** Start Record list **
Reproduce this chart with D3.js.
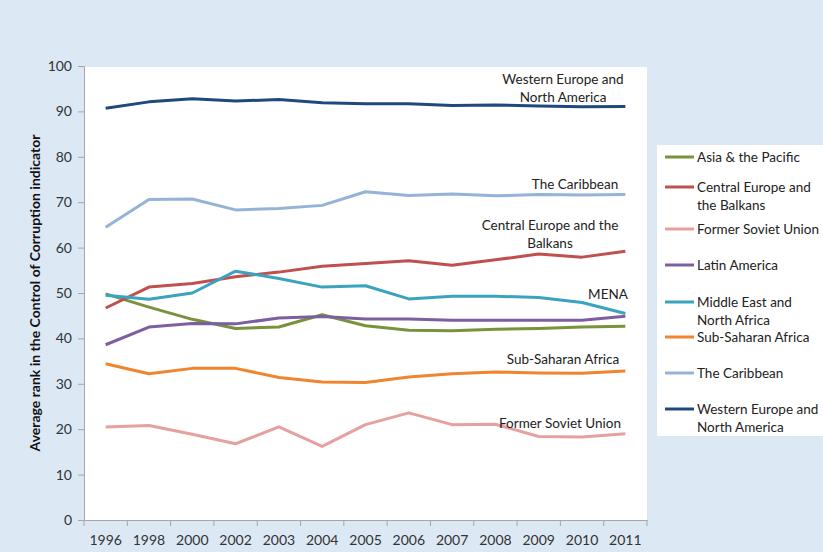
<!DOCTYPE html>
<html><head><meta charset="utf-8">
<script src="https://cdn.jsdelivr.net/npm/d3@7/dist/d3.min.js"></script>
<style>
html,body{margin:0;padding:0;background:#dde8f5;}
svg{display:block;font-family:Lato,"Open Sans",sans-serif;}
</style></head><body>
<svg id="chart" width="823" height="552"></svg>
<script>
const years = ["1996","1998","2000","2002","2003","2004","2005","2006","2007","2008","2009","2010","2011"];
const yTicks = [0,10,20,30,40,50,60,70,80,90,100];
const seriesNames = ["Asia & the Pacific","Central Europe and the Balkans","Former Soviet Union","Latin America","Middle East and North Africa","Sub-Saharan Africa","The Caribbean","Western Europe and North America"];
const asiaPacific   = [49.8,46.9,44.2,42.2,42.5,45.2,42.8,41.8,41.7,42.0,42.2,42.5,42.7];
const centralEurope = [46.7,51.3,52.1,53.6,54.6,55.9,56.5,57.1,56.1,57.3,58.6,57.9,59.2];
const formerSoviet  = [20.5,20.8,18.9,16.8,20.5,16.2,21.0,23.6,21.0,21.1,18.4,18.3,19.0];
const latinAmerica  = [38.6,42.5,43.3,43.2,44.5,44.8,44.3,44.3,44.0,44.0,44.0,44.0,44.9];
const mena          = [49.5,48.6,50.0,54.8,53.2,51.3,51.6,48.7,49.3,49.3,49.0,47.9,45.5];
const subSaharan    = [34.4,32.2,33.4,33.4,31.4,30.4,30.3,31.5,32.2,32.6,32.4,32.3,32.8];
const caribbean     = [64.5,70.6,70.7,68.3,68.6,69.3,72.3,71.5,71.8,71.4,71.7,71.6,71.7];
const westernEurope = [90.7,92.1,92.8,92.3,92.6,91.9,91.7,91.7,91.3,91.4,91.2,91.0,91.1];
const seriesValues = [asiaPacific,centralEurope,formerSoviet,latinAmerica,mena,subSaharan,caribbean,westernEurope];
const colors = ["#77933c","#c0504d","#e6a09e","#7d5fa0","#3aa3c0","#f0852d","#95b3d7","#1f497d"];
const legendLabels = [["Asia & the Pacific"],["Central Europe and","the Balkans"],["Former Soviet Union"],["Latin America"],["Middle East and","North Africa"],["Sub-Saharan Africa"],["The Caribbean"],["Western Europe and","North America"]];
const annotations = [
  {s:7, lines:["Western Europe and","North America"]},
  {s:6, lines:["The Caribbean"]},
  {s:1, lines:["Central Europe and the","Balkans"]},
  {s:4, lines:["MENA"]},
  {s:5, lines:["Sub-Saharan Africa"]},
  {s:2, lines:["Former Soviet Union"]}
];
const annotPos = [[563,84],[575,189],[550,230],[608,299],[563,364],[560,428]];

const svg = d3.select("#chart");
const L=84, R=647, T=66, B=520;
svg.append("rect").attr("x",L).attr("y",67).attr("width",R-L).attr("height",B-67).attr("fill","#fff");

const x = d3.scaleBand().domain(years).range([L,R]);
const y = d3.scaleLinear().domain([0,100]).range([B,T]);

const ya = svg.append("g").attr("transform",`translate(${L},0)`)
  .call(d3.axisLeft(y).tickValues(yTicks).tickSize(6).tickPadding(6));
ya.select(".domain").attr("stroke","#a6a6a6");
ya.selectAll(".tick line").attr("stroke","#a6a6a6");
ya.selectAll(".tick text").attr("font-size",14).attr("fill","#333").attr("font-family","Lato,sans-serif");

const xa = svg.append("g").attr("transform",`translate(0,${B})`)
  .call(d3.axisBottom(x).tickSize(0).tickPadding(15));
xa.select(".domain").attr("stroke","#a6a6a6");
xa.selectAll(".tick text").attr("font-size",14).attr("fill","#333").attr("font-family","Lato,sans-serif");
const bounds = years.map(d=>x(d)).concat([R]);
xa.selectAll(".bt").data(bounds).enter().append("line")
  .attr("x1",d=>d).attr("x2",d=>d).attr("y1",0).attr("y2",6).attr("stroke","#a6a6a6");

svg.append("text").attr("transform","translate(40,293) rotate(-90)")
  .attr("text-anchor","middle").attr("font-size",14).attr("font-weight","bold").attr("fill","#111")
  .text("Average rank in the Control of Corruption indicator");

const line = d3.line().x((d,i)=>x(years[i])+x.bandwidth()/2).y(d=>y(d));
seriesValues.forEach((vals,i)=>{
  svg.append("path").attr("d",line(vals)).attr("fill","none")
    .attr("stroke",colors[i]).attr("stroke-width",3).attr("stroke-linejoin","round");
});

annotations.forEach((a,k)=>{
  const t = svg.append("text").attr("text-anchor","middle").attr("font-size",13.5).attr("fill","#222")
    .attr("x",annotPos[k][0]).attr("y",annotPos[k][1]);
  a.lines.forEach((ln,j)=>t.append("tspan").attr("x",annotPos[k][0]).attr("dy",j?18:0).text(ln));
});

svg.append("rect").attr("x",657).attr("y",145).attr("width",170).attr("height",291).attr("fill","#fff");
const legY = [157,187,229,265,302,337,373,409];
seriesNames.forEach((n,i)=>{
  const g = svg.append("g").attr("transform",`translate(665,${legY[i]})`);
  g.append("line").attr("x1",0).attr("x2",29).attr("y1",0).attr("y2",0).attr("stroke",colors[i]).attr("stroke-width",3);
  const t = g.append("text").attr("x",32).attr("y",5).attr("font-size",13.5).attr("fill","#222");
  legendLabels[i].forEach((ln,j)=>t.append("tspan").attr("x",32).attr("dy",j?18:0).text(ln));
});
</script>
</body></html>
** End Record list **
** Start Record list **
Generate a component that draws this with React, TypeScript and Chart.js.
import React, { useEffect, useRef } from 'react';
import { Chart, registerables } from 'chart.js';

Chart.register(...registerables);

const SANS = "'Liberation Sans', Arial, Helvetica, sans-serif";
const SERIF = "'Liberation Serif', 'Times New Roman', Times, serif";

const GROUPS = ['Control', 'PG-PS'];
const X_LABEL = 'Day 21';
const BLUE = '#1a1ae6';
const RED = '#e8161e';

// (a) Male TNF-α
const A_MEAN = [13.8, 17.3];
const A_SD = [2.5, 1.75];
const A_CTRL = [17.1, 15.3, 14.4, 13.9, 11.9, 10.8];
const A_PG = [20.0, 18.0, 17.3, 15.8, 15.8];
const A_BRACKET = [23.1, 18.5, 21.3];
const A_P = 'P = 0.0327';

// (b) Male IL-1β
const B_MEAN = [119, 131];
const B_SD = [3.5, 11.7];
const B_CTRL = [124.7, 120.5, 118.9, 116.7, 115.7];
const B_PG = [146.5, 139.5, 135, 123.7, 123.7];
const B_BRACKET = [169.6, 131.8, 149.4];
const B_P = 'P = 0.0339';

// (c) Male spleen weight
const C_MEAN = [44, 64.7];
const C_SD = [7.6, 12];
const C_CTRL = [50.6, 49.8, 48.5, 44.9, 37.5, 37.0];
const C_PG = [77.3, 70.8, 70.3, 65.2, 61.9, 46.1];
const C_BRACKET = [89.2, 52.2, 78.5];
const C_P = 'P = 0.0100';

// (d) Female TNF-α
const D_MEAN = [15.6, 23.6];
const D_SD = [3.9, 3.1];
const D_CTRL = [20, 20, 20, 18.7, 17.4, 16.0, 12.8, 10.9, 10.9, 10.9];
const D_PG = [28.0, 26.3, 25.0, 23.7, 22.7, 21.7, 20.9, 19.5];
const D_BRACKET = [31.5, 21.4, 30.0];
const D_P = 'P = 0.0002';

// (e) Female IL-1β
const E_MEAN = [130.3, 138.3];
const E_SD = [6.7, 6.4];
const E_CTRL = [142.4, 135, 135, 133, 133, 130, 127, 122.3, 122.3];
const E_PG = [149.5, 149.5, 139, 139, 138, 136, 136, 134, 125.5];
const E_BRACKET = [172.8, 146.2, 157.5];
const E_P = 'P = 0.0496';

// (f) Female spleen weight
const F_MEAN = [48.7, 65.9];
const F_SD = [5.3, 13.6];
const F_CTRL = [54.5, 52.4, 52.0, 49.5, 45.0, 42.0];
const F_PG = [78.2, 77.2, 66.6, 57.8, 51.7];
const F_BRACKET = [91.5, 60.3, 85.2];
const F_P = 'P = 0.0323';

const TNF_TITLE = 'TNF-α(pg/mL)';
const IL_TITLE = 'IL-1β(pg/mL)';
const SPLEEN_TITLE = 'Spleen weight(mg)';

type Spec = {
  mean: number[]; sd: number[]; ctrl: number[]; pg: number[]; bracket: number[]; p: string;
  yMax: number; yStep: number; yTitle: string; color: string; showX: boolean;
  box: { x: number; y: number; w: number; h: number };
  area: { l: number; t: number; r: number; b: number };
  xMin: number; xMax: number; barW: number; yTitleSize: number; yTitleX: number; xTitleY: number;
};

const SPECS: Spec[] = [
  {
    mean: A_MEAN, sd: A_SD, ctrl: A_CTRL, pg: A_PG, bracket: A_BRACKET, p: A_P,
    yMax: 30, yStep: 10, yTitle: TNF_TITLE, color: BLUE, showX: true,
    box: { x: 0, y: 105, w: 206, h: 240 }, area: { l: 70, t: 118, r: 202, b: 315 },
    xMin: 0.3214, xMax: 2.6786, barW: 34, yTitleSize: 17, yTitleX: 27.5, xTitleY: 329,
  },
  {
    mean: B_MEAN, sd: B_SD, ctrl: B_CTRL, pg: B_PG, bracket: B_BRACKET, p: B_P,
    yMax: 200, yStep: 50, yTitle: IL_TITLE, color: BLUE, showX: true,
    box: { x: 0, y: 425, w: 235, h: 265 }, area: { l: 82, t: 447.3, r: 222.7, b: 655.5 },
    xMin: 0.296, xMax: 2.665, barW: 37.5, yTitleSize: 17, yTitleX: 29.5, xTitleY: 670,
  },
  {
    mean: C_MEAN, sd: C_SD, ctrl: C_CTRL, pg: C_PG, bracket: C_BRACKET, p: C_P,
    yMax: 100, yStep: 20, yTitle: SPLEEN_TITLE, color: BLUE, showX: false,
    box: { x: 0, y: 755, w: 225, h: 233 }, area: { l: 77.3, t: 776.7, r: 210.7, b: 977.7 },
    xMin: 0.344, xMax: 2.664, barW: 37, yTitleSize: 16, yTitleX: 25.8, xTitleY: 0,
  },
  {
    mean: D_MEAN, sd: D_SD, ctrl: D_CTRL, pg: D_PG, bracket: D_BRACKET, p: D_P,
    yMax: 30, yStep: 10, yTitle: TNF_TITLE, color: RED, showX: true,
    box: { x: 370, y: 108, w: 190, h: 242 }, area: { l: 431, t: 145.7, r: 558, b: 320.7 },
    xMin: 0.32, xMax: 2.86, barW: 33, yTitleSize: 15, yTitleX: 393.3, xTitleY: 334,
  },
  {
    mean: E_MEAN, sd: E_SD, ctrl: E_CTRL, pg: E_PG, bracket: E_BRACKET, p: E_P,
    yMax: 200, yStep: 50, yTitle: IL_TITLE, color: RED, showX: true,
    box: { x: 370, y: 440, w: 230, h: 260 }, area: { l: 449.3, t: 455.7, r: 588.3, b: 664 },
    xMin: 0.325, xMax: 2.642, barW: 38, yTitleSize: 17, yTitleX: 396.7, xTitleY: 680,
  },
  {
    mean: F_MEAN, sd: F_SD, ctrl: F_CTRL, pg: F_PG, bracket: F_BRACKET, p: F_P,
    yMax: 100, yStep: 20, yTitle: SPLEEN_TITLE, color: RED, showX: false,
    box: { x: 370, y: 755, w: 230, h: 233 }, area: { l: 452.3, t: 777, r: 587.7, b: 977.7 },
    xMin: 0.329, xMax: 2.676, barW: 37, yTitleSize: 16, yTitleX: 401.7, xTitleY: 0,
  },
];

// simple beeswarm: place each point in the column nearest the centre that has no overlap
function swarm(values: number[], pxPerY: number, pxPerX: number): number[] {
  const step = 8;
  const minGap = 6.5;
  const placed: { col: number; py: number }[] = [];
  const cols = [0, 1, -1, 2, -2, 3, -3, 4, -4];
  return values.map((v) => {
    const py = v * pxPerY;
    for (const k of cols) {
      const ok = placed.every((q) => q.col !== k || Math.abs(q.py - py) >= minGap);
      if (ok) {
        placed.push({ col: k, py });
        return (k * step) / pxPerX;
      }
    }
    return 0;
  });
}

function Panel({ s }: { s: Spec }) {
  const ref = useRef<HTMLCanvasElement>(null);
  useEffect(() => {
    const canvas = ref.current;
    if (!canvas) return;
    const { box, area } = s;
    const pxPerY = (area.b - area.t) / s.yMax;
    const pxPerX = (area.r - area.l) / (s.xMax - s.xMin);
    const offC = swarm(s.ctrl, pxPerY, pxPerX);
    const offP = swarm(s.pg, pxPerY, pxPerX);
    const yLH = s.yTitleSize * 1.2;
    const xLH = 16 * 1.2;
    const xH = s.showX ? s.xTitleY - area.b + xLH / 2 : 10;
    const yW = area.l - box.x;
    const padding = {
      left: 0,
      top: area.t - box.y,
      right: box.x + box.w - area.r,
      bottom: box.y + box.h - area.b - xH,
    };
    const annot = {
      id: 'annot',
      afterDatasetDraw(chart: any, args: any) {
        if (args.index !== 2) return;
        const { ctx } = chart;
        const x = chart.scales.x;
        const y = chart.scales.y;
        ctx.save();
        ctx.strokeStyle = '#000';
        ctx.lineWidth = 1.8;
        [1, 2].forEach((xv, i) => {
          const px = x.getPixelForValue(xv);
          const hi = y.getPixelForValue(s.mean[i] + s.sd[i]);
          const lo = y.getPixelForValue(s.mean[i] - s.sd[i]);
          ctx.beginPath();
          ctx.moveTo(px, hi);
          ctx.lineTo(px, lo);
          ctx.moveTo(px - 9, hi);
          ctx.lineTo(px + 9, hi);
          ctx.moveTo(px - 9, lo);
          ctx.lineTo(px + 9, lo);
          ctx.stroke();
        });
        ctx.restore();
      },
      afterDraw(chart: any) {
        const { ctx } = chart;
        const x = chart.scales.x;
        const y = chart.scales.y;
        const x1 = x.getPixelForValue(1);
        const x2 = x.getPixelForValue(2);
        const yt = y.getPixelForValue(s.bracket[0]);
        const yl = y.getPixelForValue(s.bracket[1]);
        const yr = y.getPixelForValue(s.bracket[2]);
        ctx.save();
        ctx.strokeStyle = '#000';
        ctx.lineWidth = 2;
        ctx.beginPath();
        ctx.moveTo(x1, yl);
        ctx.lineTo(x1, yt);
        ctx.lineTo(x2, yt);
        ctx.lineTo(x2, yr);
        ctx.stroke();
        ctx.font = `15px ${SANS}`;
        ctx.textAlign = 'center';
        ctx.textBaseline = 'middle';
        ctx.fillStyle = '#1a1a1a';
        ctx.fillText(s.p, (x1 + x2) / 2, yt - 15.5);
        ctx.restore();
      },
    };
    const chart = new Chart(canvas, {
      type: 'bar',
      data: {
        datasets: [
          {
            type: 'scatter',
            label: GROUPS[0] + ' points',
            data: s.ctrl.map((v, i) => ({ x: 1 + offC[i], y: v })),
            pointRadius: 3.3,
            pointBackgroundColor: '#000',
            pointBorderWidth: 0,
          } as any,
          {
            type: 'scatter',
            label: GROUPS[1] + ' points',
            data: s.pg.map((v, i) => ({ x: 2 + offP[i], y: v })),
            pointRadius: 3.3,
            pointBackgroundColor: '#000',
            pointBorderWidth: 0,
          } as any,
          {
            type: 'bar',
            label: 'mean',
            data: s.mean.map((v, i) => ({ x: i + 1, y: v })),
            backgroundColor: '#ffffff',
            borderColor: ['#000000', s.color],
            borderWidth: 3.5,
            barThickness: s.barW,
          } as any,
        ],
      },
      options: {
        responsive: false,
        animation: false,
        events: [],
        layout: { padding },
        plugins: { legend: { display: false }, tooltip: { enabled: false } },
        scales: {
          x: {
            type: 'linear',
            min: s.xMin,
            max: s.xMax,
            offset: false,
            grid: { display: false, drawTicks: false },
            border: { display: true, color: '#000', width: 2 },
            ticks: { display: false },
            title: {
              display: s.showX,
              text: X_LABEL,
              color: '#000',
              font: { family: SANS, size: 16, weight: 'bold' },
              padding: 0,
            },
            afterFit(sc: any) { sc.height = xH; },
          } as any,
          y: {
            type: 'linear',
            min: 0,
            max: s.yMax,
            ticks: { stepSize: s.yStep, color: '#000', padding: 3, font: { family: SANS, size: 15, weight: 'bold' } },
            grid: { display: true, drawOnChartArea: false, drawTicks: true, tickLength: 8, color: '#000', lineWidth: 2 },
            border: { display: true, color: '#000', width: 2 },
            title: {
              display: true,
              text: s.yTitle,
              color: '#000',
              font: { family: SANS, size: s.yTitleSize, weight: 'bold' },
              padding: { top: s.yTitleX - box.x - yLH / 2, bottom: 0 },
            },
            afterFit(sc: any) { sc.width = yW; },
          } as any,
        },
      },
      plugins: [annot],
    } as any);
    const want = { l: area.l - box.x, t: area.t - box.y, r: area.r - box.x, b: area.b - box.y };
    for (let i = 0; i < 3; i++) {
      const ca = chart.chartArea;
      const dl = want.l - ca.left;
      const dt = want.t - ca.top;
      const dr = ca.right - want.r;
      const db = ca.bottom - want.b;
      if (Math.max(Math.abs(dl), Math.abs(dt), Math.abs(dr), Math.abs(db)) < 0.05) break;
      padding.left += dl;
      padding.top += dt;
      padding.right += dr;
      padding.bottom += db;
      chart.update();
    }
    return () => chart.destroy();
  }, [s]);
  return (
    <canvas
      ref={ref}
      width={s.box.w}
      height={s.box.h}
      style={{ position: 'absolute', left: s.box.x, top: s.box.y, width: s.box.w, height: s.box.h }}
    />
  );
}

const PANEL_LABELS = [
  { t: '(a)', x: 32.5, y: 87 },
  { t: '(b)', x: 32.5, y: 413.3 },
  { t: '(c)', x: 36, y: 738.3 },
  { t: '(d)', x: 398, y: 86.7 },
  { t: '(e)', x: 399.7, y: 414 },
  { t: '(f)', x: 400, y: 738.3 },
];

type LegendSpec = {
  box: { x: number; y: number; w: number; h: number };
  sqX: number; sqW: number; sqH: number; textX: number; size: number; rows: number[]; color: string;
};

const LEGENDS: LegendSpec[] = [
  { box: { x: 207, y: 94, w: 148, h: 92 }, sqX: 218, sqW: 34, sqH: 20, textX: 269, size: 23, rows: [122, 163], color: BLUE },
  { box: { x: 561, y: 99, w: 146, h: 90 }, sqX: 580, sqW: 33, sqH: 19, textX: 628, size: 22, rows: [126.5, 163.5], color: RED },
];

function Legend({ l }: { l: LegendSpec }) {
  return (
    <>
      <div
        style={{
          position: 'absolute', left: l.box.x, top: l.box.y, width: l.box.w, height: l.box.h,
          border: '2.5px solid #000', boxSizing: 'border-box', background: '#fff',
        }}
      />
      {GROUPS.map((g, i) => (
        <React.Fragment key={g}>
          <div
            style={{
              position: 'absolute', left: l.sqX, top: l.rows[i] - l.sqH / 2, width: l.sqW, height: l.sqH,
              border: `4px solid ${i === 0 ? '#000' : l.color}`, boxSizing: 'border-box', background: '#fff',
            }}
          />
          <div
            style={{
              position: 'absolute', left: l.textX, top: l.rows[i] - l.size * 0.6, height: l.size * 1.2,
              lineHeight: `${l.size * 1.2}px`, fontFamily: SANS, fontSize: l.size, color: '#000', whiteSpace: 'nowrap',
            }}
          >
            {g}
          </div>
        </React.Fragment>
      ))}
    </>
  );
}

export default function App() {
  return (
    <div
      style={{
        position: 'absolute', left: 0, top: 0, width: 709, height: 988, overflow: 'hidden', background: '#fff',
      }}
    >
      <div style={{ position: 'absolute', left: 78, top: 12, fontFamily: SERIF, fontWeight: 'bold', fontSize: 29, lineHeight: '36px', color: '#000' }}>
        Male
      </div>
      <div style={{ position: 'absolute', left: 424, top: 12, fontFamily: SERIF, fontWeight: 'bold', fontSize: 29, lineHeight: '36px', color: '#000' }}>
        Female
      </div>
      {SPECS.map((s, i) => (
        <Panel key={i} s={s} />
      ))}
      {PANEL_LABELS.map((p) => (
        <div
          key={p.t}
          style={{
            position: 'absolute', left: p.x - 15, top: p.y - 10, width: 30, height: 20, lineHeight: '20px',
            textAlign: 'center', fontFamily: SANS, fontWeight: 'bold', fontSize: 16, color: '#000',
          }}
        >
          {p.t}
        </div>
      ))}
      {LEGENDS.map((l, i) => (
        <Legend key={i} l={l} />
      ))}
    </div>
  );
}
** End Record list **
> **Set task**:
Each line from the one containing "Generate a component" through the one containing "const B_P = 'P = 0.0339';" must be retyped exactly, the first and last of these included.

> **Exercise answer**:
Generate a component that draws this with React, TypeScript and Chart.js.
import React, { useEffect, useRef } from 'react';
import { Chart, registerables } from 'chart.js';

Chart.register(...registerables);

const SANS = "'Liberation Sans', Arial, Helvetica, sans-serif";
const SERIF = "'Liberation Serif', 'Times New Roman', Times, serif";

const GROUPS = ['Control', 'PG-PS'];
const X_LABEL = 'Day 21';
const BLUE = '#1a1ae6';
const RED = '#e8161e';

// (a) Male TNF-α
const A_MEAN = [13.8, 17.3];
const A_SD = [2.5, 1.75];
const A_CTRL = [17.1, 15.3, 14.4, 13.9, 11.9, 10.8];
const A_PG = [20.0, 18.0, 17.3, 15.8, 15.8];
const A_BRACKET = [23.1, 18.5, 21.3];
const A_P = 'P = 0.0327';

// (b) Male IL-1β
const B_MEAN = [119, 131];
const B_SD = [3.5, 11.7];
const B_CTRL = [124.7, 120.5, 118.9, 116.7, 115.7];
const B_PG = [146.5, 139.5, 135, 123.7, 123.7];
const B_BRACKET = [169.6, 131.8, 149.4];
const B_P = 'P = 0.0339';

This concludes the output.